Here we are past the midway mark of the month and I’m just now getting around to telling you about some new releases. Well hopefully these are still new to you and something to add to your radar. Thanks to Netgalley and the publishers for the review copies.
Stella by Tarkis Würger, translated by Liesl Schillinger. A tale of love and betrayal set in 1942 Berlin. Friedrich arrives in Berlin from bucolic Switzerland with dreams of becoming an artist. The war feels far away to Friedrich as he falls in love with Kristin but as the months pass, the mood in the city darkens yet further.
What’s Mine and Yours by Naima Coster. A community in North Carolina rises in outrage as a county initiative draws students from the largely Black east side of town into predominantly white high schools on the west. For two students, Gee and Noelle, the integration sets off a chain of events that will tie their two families together in unexpected ways over the next twenty years.
Good Eggs by Rebecca Hardiman. A hilarious and heartfelt debut novel following three generations of a boisterous family whose simmering tensions boil over when a home aide enters the picture. Kevin Gogarty’s irrepressible eighty-three-year-old mother, Millie, is caught shoplifting yet again, he has no choice but to hire a caretaker to keep an eye on her.
The Five Wounds by Kirstin Valdez Quade. It’s Holy Week in the small town of Las Penas, New Mexico, and thirty-three-year-old unemployed Amadeo Padilla has been given the part of Jesus in the Good Friday procession. He is preparing feverishly for this role when his fifteen-year-old daughter Angel shows up pregnant on his doorstep and disrupts his plans.

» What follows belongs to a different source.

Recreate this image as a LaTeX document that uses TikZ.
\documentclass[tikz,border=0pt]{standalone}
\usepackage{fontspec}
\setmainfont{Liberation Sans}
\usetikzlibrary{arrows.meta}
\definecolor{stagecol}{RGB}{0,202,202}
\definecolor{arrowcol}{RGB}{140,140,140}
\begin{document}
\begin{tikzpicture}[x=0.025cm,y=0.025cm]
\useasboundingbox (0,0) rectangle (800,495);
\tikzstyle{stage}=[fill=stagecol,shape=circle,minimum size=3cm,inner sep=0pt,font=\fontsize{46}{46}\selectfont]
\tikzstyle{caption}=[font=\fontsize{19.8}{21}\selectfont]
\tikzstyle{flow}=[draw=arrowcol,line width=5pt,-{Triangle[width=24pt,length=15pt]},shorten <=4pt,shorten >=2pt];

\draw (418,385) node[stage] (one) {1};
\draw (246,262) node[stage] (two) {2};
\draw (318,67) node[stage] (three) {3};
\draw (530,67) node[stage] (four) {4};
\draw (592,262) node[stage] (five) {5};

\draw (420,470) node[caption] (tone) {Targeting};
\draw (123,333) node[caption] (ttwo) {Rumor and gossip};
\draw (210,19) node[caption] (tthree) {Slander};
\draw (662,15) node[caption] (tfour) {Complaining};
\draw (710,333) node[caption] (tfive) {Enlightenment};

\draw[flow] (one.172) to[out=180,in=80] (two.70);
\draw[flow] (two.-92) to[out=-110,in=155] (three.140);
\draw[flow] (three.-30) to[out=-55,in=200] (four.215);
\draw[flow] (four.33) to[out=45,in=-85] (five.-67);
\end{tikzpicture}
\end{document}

Infinite Country by Patricia Engel. Talia is being held at a correctional facility for adolescent girls in the forested mountains of Colombia after committing an impulsive act of violence that may or may not have been warranted. She urgently needs to get out and get back home to Bogotá, where her father and a plane ticket to the United States are waiting for her. If she misses her flight, she might also miss her chance to finally be reunited with her family in the north.
The Arsonists’ City by Hala Alyan. The Nasr family is spread across the globe—Beirut, Brooklyn, Austin, the California desert. A Syrian mother, a Lebanese father, and three American children: all have lived a life of migration. Still, they’ve always had their ancestral home in Beirut and the complicated, messy family love that binds them. But following his father’s recent death, Idris, the family’s new patriarch, has decided to sell.
Don’t all of these sound interesting? I’m sort of drawn to The Arsonists’ City first mainly for that striking cover. If you were going to start reading one of these which one would you pick?
Enjoy your weekend and more book talk soon!
All of these sound interesting, but I’m most interested in Good Eggs! Letter on the way to you. 🙂
The Arsonist’s City for sure. Love the cover and description of the book. I’m also eager to read Infinite Country but not sure yet. I hope you enjoy them all!
Infinite Country and Good Eggs are (2) that I’d like to read. I ‘m curious about your other picks as well though.
Several family sagas in here, which make me wary, can only handle them in small doses. But The Five Wounds and Good Eggs, both look interesting.
Enjoy your books they all sound good especially Infinite Country and Stella.
All these books sound good to me! Hope you enjoy them all!
I enjoyed Infinite Country as well as Klara and the Sun. But what should I read next?!